[Code that draws figures]
* Begin *

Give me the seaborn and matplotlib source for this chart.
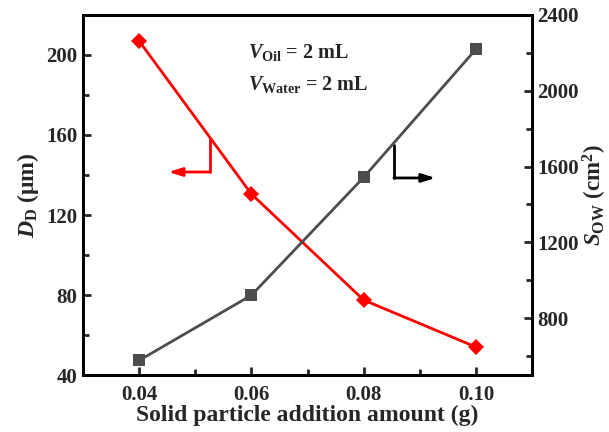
import matplotlib
matplotlib.use("Agg")
import matplotlib.pyplot as plt
import seaborn as sns
import pandas as pd

# data
amount_g = [0.04, 0.06, 0.08, 0.10]
droplet_size_um = [207, 130.5, 77.5, 54]
interface_area_cm2 = [577, 921, 1543, 2219]

df = pd.DataFrame({"amount": amount_g, "D": droplet_size_um, "S": interface_area_cm2})

sns.set_style("ticks")
plt.rcParams["font.family"] = ["Liberation Serif", "DejaVu Serif"]
plt.rcParams["font.weight"] = "bold"
plt.rcParams["mathtext.fontset"] = "custom"
plt.rcParams["mathtext.rm"] = "Liberation Serif:bold"
plt.rcParams["mathtext.bf"] = "Liberation Serif:bold"
plt.rcParams["mathtext.it"] = "Liberation Serif:italic:bold"

fig = plt.figure(figsize=(6.09, 4.32), dpi=100)
ax = fig.add_axes([0.1363, 0.1319, 0.7373, 0.8334])
ax2 = ax.twinx()

sns.lineplot(data=df, x="amount", y="D", ax=ax, color="#ff0000", lw=2,
             marker="D", markersize=8.5, markeredgewidth=0, zorder=3)
sns.lineplot(data=df, x="amount", y="S", ax=ax2, color="#4d4d4d", lw=2,
             marker="s", markersize=8, markeredgewidth=0, zorder=3)

ax.set_xlim(0.03, 0.11)
ax.set_ylim(40, 220)
ax2.set_ylim(500, 2400)
ax.set_xticks([0.04, 0.06, 0.08, 0.10])
ax.set_xticks([0.05, 0.07, 0.09], minor=True)
ax.set_xticklabels(["0.04", "0.06", "0.08", "0.10"])
ax.set_yticks([40, 80, 120, 160, 200])
ax.set_yticks([60, 100, 140, 180], minor=True)
ax2.set_yticks([800, 1200, 1600, 2000, 2400])
ax2.set_yticks([600, 1000, 1400, 1800, 2200], minor=True)

for a in (ax, ax2):
    for s in a.spines.values():
        s.set_linewidth(2)
        s.set_color("black")
    a.tick_params(which="major", direction="in", length=6, width=2, labelsize=15)
    a.tick_params(which="minor", direction="in", length=4, width=2)
ax.tick_params(axis="x", pad=7)
ax.tick_params(axis="y", pad=4)
ax2.tick_params(axis="y", pad=4)

ax.set_xlabel("Solid particle addition amount (g)", fontsize=17, fontweight="bold", labelpad=0)
ax.set_ylabel(r"$D_{\mathrm{D}}$ (μm)", fontsize=17, fontweight="bold", labelpad=4)
ax2.set_ylabel(r"$S_{\mathrm{OW}}$ (cm$^{2}$)", fontsize=16.5, fontweight="bold",
               rotation=90, labelpad=1)

ax.text(0.367, 0.897, r"$V_{\mathrm{Oil}}$ = 2 mL", transform=ax.transAxes,
        fontsize=14.5, fontweight="bold", va="center", ha="left")
ax.text(0.367, 0.806, r"$V_{\mathrm{Water}}$ = 2 mL", transform=ax.transAxes,
        fontsize=14.5, fontweight="bold", va="center", ha="left")

# series indicator arrows
ax.plot([0.0526, 0.0526], [158, 141.5], color="#ff0000", lw=2)
ax.annotate("", xy=(0.0452, 141.5), xytext=(0.0526, 141.5),
            arrowprops=dict(arrowstyle="-|>,head_length=0.8,head_width=0.25",
                            color="#ff0000", lw=2, shrinkA=0, shrinkB=0))
ax2.plot([0.0854, 0.0854], [1712, 1540], color="black", lw=2)
ax2.annotate("", xy=(0.0928, 1540), xytext=(0.0854, 1540),
             arrowprops=dict(arrowstyle="-|>,head_length=0.8,head_width=0.25",
                             color="black", lw=2, shrinkA=0, shrinkB=0))

fig.savefig("out.png", dpi=100)
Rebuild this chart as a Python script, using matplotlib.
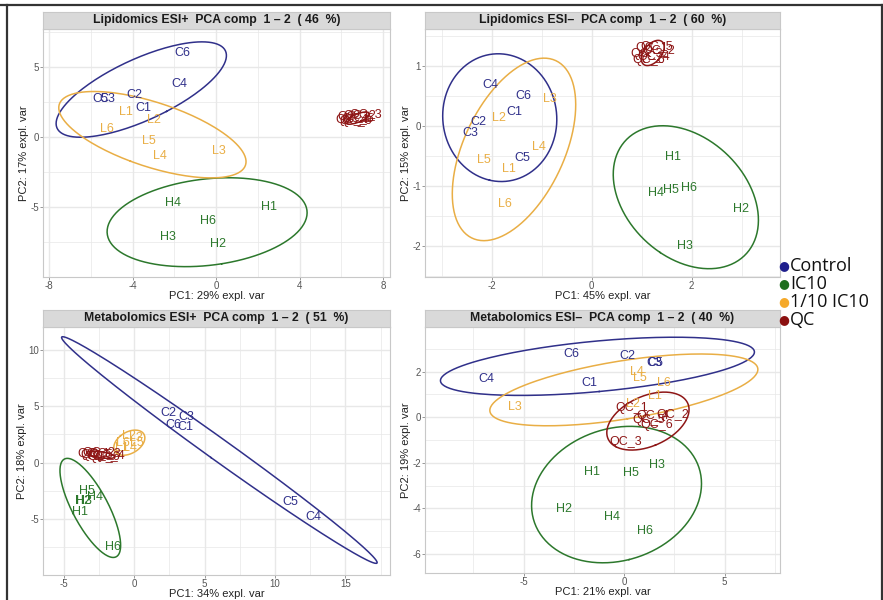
import numpy as np
import matplotlib
matplotlib.use("Agg")
import matplotlib.pyplot as plt
from matplotlib.ticker import FixedLocator

W, H = 883, 600
plt.rcParams["font.family"] = ["Liberation Sans", "DejaVu Sans"]

# ---- sample labels -------------------------------------------------------
ctrl_labels = ["C1", "C2", "C3", "C4", "C5", "C6"]
ic10_labels = ["H1", "H2", "H3", "H4", "H5", "H6"]
low_labels = ["L1", "L2", "L3", "L4", "L5", "L6"]
qc_labels = ["QC_1", "QC_2", "QC_3", "QC_4", "QC_5", "QC_6"]

# ---- Lipidomics ESI+ scores (PC1, PC2) -----------------------------------
lp_ctrl_pc1 = [-3.5, -3.9, -5.2, -1.75, -5.55, -1.6]
lp_ctrl_pc2 = [2.07, 2.96, 2.72, 3.77, 2.72, 5.97]
lp_ic10_labels = ["H1", "H2", "H3", "H4", "H6"]
lp_ic10_pc1 = [2.55, 0.07, -2.3, -2.07, -0.4]
lp_ic10_pc2 = [-4.97, -7.66, -7.1, -4.7, -5.96]
lp_low_pc1 = [-4.3, -3.0, 0.15, -2.7, -3.2, -5.25]
lp_low_pc2 = [1.8, 1.22, -1.03, -1.35, -0.3, 0.58]
lp_qc_pc1 = [6.6, 6.9, 7.15, 6.5, 6.8, 6.7]
lp_qc_pc2 = [1.4, 1.5, 1.55, 1.2, 1.25, 1.1]

# ---- Lipidomics ESI- scores ------------------------------------------------
ln_ctrl_pc1 = [-1.55, -2.26, -2.43, -2.03, -1.38, -1.36]
ln_ctrl_pc2 = [0.24, 0.06, -0.11, 0.68, -0.53, 0.5]
ln_ic10_pc1 = [1.62, 3.0, 1.87, 1.29, 1.59, 1.95]
ln_ic10_pc2 = [-0.52, -1.39, -2.0, -1.11, -1.07, -1.04]
ln_low_pc1 = [-1.66, -1.86, -0.83, -1.06, -2.16, -1.73]
ln_low_pc2 = [-0.71, 0.13, 0.45, -0.35, -0.56, -1.3]
ln_qc_pc1 = [1.2, 1.35, 1.1, 1.25, 1.3, 1.15]
ln_qc_pc2 = [1.3, 1.25, 1.2, 1.15, 1.32, 1.1]

# ---- Metabolomics ESI+ scores ----------------------------------------------
mp_ctrl_pc1 = [3.6, 2.41, 3.72, 12.7, 11.06, 2.77]
mp_ctrl_pc2 = [3.19, 4.37, 4.02, -4.78, -3.45, 3.34]
mp_ic10_pc1 = [-3.86, -3.65, -3.6, -2.79, -3.34, -1.49]
mp_ic10_pc2 = [-4.39, -3.35, -3.38, -3.0, -2.48, -7.43]
mp_low_pc1 = [-0.9, -0.4, 0.1, -0.3, 0.2, -0.8]
mp_low_pc2 = [1.3, 2.4, 2.2, 1.3, 1.7, 1.7]
mp_qc_pc1 = [-2.9, -2.5, -2.1, -1.8, -2.7, -2.2]
mp_qc_pc2 = [0.8, 0.85, 0.75, 0.6, 0.7, 0.5]

# ---- Metabolomics ESI- scores ----------------------------------------------
mn_ctrl_pc1 = [-1.71, 0.17, 1.5, -6.85, 1.55, -2.62]
mn_ctrl_pc2 = [1.52, 2.69, 2.38, 1.68, 2.36, 2.78]
mn_ic10_pc1 = [-1.62, -3.0, 1.61, -0.6, 0.32, 1.03]
mn_ic10_pc2 = [-2.39, -4.04, -2.09, -4.39, -2.46, -4.97]
mn_low_pc1 = [1.53, 0.45, -5.44, 0.62, 0.78, 1.98]
mn_low_pc2 = [0.93, 0.58, 0.44, 2.0, 1.74, 1.52]
mn_qc_pc1 = [0.4, 2.4, 0.1, 1.4, 1.2, 1.6]
mn_qc_pc2 = [0.4, 0.1, -1.1, 0.05, -0.1, -0.35]

group_names = ["Control", "IC10", "1/10 IC10", "QC"]
group_colors = ["#30308A", "#2C782C", "#E9AE45", "#8E1616"]
legend_colors = ["#1E1E8C", "#1E6E1E", "#F5A92A", "#8B1010"]

panels = [
    dict(title="Lipidomics ESI+  PCA comp  1 \u2013 2  ( 46  %)",
         xlabel="PC1: 29% expl. var", ylabel="PC2: 17% expl. var",
         groups=[(ctrl_labels, lp_ctrl_pc1, lp_ctrl_pc2),
                 (lp_ic10_labels, lp_ic10_pc1, lp_ic10_pc2),
                 (low_labels, lp_low_pc1, lp_low_pc2),
                 (qc_labels, lp_qc_pc1, lp_qc_pc2)],
         xlim=(-8.29, 8.33), ylim=(-9.98, 7.68),
         xticks=[-8, -4, 0, 4, 8], yticks=[-5, 0, 5],
         box=(43, 29, 390, 277)),
    dict(title="Lipidomics ESI\u2013  PCA comp  1 \u2013 2  ( 60  %)",
         xlabel="PC1: 45% expl. var", ylabel="PC2: 15% expl. var",
         groups=[(ctrl_labels, ln_ctrl_pc1, ln_ctrl_pc2),
                 (ic10_labels, ln_ic10_pc1, ln_ic10_pc2),
                 (low_labels, ln_low_pc1, ln_low_pc2),
                 (qc_labels, ln_qc_pc1, ln_qc_pc2)],
         xlim=(-3.33, 3.77), ylim=(-2.52, 1.62),
         xticks=[-2, 0, 2], yticks=[-2, -1, 0, 1],
         box=(425, 29, 780, 277)),
    dict(title="Metabolomics ESI+  PCA comp  1 \u2013 2  ( 51  %)",
         xlabel="PC1: 34% expl. var", ylabel="PC2: 18% expl. var",
         groups=[(ctrl_labels, mp_ctrl_pc1, mp_ctrl_pc2),
                 (ic10_labels, mp_ic10_pc1, mp_ic10_pc2),
                 (low_labels, mp_low_pc1, mp_low_pc2),
                 (qc_labels, mp_qc_pc1, mp_qc_pc2)],
         xlim=(-6.48, 18.16), ylim=(-9.94, 12.0),
         xticks=[-5, 0, 5, 10, 15], yticks=[-5, 0, 5, 10],
         box=(43, 327, 390, 575)),
    dict(title="Metabolomics ESI\u2013  PCA comp  1 \u2013 2  ( 40  %)",
         xlabel="PC1: 21% expl. var", ylabel="PC2: 19% expl. var",
         groups=[(ctrl_labels, mn_ctrl_pc1, mn_ctrl_pc2),
                 (ic10_labels, mn_ic10_pc1, mn_ic10_pc2),
                 (low_labels, mn_low_pc1, mn_low_pc2),
                 (qc_labels, mn_qc_pc1, mn_qc_pc2)],
         xlim=(-9.9, 7.75), ylim=(-6.83, 3.96),
         xticks=[-5, 0, 5], yticks=[-6, -4, -2, 0, 2],
         box=(425, 327, 780, 573)),
]


def px_axes(fig, x0, y0, x1, y1):
    return fig.add_axes([x0 / W, 1 - y1 / H, (x1 - x0) / W, (y1 - y0) / H])


def conf_ellipse(x, y, level=0.95, n=200):
    """95% confidence ellipse of a group of score points."""
    pts = np.column_stack([x, y])
    centre = pts.mean(axis=0)
    cov = np.cov(pts, rowvar=False)
    t = np.sqrt(-2.0 * np.log(1.0 - level))
    vals, vecs = np.linalg.eigh(cov)
    vals = np.clip(vals, 0, None)
    theta = np.linspace(0, 2 * np.pi, n)
    circ = np.vstack([np.cos(theta), np.sin(theta)])
    ell = vecs @ (np.sqrt(vals)[:, None] * circ) * t
    return centre[0] + ell[0], centre[1] + ell[1]


fig = plt.figure(figsize=(W / 100, H / 100), dpi=100)

grid_col = "#E8E8E8"
for p in panels:
    x0, y0, x1, y1 = p["box"]
    ax = px_axes(fig, x0, y0, x1, y1)
    ax.set_xlim(*p["xlim"])
    ax.set_ylim(*p["ylim"])
    ax.set_facecolor("white")
    xt, yt = p["xticks"], p["yticks"]
    dx, dy = xt[1] - xt[0], yt[1] - yt[0]
    ax.xaxis.set_major_locator(FixedLocator(xt))
    ax.yaxis.set_major_locator(FixedLocator(yt))
    xm = np.arange(xt[0] - dx / 2, xt[-1] + dx, dx)
    ym = np.arange(yt[0] - dy / 2, yt[-1] + dy, dy)
    for v in xm:
        ax.axvline(v, color=grid_col, lw=0.5, zorder=0)
    for v in ym:
        ax.axhline(v, color=grid_col, lw=0.5, zorder=0)
    for v in xt:
        ax.axvline(v, color=grid_col, lw=1.0, zorder=0)
    for v in yt:
        ax.axhline(v, color=grid_col, lw=1.0, zorder=0)
    ax.set_xticklabels([f"{v:g}" for v in xt])
    ax.set_yticklabels([f"{v:g}" for v in yt])
    ax.tick_params(length=2.0, width=0.6, color="#888888", labelsize=7,
                   labelcolor="#555555", pad=1)
    for s in ax.spines.values():
        s.set_color("#C8C8C8")
        s.set_linewidth(0.8)
    ax.set_xlabel(p["xlabel"], fontsize=8, color="#222222", labelpad=0)
    ax.set_ylabel(p["ylabel"], fontsize=8, color="#222222", labelpad=1)

    for (labels, xs, ys), col in zip(p["groups"], group_colors):
        ex, ey = conf_ellipse(xs, ys)
        ax.plot(ex, ey, color=col, lw=1.1, zorder=2)
        for lab, xv, yv in zip(labels, xs, ys):
            ax.text(xv, yv, lab, color=col, fontsize=9, ha="center",
                    va="center", zorder=3)

    # facet strip
    sax = px_axes(fig, x0, y0 - 17, x1, y0)
    sax.set_facecolor("#D9D9D9")
    sax.set_xticks([])
    sax.set_yticks([])
    for s in sax.spines.values():
        s.set_color("#C8C8C8")
        s.set_linewidth(0.8)
    sax.text(0.5, 0.5, p["title"], ha="center", va="center",
             fontsize=8.8, fontweight="bold", color="#1A1A1A",
             transform=sax.transAxes)

# legend at the right margin
leg_y = [266, 284, 302, 320]
for name, col, yy in zip(group_names, legend_colors, leg_y):
    fig.text(784 / W, 1 - yy / H, "\u25CF", color=col, fontsize=9,
             ha="center", va="center", family="DejaVu Sans")
    fig.text(790 / W, 1 - yy / H, name, color="#111111", fontsize=13,
             ha="left", va="center", family="Open Sans")

# outer frame lines
fig.add_artist(plt.Line2D([0, 1], [1 - 4.5 / H] * 2, color="#333333", lw=1.6,
                          transform=fig.transFigure))
fig.add_artist(plt.Line2D([6.5 / W] * 2, [0, 1 - 4.5 / H], color="#333333",
                          lw=1.6, transform=fig.transFigure))
fig.add_artist(plt.Line2D([881.5 / W] * 2, [0, 1 - 4.5 / H], color="#333333",
                          lw=1.6, transform=fig.transFigure))

fig.savefig("out.png", dpi=100, facecolor="white")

* End *

Copy word for word every line from the one with "Rebuild this chart" through the one with "lp_qc_pc2 = [1.4, 1.5, 1.55, 1.2, 1.25, 1.1]", including both. No pictures belong in the copy.

Rebuild this chart as a Python script, using matplotlib.
import numpy as np
import matplotlib
matplotlib.use("Agg")
import matplotlib.pyplot as plt
from matplotlib.ticker import FixedLocator

W, H = 883, 600
plt.rcParams["font.family"] = ["Liberation Sans", "DejaVu Sans"]

# ---- sample labels -------------------------------------------------------
ctrl_labels = ["C1", "C2", "C3", "C4", "C5", "C6"]
ic10_labels = ["H1", "H2", "H3", "H4", "H5", "H6"]
low_labels = ["L1", "L2", "L3", "L4", "L5", "L6"]
qc_labels = ["QC_1", "QC_2", "QC_3", "QC_4", "QC_5", "QC_6"]

# ---- Lipidomics ESI+ scores (PC1, PC2) -----------------------------------
lp_ctrl_pc1 = [-3.5, -3.9, -5.2, -1.75, -5.55, -1.6]
lp_ctrl_pc2 = [2.07, 2.96, 2.72, 3.77, 2.72, 5.97]
lp_ic10_labels = ["H1", "H2", "H3", "H4", "H6"]
lp_ic10_pc1 = [2.55, 0.07, -2.3, -2.07, -0.4]
lp_ic10_pc2 = [-4.97, -7.66, -7.1, -4.7, -5.96]
lp_low_pc1 = [-4.3, -3.0, 0.15, -2.7, -3.2, -5.25]
lp_low_pc2 = [1.8, 1.22, -1.03, -1.35, -0.3, 0.58]
lp_qc_pc1 = [6.6, 6.9, 7.15, 6.5, 6.8, 6.7]
lp_qc_pc2 = [1.4, 1.5, 1.55, 1.2, 1.25, 1.1]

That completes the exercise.